Task details => Copy each line of the records that contains the word "this".

──────── Given data

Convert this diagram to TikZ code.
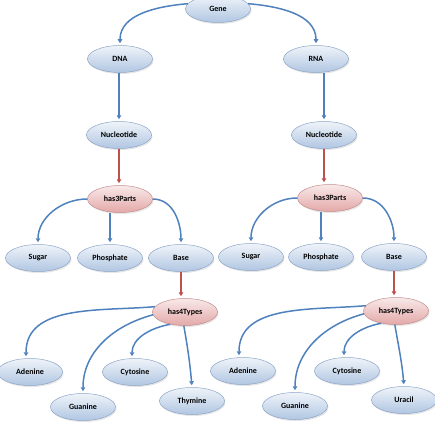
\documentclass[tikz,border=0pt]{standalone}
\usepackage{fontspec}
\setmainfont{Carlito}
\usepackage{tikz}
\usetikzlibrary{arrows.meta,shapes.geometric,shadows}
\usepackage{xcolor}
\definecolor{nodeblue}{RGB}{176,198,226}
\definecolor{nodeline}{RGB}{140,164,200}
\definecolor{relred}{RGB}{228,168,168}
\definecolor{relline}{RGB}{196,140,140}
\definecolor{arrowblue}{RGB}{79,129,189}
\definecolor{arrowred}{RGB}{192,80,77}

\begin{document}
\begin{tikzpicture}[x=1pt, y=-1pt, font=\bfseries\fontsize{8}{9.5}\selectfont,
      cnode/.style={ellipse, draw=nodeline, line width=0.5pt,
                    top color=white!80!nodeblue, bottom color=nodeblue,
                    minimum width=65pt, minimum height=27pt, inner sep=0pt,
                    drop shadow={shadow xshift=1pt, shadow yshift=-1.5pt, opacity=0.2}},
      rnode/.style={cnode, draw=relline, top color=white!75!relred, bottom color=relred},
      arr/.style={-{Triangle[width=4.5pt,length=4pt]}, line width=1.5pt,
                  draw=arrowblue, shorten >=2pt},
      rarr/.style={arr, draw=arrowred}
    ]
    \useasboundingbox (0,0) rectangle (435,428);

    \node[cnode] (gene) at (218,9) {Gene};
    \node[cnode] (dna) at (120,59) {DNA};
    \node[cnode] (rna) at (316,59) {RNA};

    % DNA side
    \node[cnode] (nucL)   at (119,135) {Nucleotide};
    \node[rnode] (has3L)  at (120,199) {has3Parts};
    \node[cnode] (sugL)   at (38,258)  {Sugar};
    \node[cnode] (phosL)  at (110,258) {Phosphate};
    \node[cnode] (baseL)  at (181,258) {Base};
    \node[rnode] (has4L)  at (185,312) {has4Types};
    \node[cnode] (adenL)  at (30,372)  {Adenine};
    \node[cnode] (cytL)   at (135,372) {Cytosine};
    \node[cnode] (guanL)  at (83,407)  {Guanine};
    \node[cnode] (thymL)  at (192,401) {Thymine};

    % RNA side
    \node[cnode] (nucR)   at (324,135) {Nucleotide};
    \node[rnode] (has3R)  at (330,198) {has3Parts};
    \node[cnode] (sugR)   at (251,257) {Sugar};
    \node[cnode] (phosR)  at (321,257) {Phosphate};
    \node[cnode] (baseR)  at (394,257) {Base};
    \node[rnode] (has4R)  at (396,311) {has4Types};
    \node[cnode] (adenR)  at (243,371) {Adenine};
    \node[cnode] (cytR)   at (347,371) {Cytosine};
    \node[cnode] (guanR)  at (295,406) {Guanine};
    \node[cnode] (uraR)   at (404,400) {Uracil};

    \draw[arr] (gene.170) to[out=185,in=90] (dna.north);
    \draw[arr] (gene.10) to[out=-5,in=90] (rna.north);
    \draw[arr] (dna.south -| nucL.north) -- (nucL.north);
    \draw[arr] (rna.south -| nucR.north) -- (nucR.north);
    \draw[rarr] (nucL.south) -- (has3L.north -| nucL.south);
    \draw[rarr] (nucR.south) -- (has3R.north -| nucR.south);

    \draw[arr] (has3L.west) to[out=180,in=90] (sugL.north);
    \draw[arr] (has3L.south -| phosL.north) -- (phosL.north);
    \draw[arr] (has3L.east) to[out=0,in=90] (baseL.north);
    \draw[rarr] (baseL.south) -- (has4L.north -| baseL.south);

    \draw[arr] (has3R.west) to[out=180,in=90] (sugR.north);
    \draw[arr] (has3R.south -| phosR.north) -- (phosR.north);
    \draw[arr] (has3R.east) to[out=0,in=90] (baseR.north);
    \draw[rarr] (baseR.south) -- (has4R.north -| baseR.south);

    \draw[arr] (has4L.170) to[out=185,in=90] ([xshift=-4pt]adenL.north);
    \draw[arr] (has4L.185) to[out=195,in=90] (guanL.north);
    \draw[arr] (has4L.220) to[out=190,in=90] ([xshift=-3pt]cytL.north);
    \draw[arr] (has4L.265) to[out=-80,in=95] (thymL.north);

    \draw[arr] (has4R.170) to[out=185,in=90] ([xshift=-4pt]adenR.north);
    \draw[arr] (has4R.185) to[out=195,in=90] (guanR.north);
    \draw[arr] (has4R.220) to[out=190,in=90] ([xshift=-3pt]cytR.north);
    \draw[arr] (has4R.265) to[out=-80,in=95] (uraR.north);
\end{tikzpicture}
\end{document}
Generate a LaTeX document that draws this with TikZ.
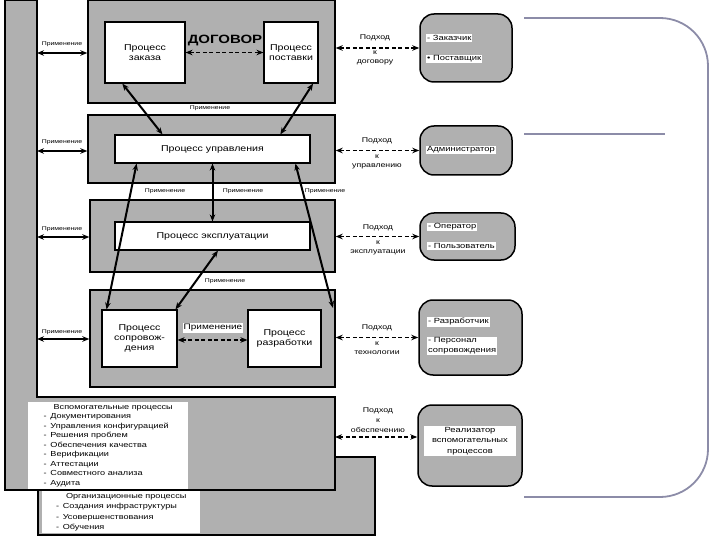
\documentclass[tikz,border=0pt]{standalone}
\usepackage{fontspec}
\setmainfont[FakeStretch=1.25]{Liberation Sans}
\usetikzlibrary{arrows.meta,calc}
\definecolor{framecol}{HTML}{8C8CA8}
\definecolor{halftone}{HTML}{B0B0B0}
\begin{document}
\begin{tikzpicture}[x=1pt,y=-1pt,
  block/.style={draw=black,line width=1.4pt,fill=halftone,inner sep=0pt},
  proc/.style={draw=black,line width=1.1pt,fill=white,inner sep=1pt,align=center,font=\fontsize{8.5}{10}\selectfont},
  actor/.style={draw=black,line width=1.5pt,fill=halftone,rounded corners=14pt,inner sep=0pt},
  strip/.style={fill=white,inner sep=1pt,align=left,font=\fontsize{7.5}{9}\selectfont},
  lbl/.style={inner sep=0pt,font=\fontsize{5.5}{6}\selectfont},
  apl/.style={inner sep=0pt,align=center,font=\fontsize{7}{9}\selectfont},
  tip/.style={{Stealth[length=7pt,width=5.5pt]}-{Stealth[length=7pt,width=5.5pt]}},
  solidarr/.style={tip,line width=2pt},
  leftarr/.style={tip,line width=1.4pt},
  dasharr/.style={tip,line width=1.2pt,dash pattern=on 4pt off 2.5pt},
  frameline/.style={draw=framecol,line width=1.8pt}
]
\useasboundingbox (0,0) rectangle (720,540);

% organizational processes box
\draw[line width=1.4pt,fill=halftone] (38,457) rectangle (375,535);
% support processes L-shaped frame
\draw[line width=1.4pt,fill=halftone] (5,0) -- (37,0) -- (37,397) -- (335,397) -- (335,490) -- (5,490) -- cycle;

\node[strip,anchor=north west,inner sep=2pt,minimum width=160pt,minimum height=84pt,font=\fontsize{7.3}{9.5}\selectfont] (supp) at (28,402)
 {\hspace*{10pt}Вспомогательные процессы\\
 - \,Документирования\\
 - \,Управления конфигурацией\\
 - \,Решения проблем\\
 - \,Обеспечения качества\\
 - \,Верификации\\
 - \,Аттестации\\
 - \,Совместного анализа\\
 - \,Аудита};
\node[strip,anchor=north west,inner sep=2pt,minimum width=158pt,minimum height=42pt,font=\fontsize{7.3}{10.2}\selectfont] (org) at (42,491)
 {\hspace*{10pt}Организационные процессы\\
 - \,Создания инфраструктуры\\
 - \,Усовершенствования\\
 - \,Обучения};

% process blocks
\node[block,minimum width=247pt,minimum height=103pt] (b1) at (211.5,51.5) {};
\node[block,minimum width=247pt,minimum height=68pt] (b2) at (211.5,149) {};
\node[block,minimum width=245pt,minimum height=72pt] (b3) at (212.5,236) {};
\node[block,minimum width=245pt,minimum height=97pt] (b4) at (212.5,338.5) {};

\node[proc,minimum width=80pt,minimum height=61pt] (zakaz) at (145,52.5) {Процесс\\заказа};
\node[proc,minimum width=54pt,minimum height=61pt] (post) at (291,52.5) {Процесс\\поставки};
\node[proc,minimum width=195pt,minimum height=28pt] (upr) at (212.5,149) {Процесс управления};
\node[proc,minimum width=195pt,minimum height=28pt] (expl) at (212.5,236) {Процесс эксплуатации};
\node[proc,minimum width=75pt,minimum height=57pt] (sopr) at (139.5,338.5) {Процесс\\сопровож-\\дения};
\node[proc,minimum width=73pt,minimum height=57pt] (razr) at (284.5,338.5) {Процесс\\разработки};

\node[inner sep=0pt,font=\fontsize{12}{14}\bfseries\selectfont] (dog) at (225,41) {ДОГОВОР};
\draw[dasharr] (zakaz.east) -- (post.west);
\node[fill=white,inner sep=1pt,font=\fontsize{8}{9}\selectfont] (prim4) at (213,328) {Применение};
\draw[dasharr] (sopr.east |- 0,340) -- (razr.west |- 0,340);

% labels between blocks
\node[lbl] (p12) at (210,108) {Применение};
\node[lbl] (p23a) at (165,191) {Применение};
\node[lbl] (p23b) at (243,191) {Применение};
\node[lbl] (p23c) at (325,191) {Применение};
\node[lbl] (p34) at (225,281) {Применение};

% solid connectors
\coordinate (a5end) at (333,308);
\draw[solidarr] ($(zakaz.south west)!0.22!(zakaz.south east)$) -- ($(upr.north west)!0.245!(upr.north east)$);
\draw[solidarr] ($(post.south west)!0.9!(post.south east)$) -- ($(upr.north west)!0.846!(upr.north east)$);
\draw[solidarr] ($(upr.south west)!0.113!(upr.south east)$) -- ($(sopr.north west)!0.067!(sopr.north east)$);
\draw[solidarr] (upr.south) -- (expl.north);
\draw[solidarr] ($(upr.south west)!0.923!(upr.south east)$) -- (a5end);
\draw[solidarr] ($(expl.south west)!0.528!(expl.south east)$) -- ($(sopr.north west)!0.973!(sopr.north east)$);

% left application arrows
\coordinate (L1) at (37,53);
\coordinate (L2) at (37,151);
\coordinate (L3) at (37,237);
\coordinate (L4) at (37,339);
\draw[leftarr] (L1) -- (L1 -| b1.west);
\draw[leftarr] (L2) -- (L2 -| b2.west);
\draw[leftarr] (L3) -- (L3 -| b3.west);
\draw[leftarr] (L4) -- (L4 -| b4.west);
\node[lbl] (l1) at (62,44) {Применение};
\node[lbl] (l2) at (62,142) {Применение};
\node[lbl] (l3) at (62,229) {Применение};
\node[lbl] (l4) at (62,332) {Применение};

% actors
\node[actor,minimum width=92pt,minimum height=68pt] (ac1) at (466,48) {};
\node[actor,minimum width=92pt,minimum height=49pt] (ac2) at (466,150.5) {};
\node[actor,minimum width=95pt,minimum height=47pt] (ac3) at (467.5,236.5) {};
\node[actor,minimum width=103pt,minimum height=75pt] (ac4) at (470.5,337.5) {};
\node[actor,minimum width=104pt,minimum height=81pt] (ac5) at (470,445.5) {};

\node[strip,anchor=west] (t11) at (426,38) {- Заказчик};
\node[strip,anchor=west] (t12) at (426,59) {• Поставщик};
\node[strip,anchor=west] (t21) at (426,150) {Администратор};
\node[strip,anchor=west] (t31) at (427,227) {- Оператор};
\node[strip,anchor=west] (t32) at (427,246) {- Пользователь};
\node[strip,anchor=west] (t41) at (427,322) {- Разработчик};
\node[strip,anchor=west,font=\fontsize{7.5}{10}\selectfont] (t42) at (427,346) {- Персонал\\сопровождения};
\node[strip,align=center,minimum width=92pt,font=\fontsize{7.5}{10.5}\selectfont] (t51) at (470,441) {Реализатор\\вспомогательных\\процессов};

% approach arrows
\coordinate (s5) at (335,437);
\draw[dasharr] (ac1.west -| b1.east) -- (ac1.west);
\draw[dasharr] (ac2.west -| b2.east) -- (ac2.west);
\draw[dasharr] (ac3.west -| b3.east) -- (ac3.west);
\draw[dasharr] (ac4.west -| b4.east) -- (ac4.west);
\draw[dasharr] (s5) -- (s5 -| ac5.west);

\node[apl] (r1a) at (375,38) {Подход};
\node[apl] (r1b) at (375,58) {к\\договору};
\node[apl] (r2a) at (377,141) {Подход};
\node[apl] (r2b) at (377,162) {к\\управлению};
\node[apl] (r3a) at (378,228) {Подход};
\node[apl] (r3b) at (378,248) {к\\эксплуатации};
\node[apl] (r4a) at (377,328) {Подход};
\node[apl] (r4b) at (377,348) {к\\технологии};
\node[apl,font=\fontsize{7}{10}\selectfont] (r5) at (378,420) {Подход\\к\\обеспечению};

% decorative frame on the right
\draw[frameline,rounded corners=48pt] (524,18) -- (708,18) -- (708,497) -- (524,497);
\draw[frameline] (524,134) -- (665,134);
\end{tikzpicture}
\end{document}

────────────────

Task result =>
Convert this diagram to TikZ code.
Generate a LaTeX document that draws this with TikZ.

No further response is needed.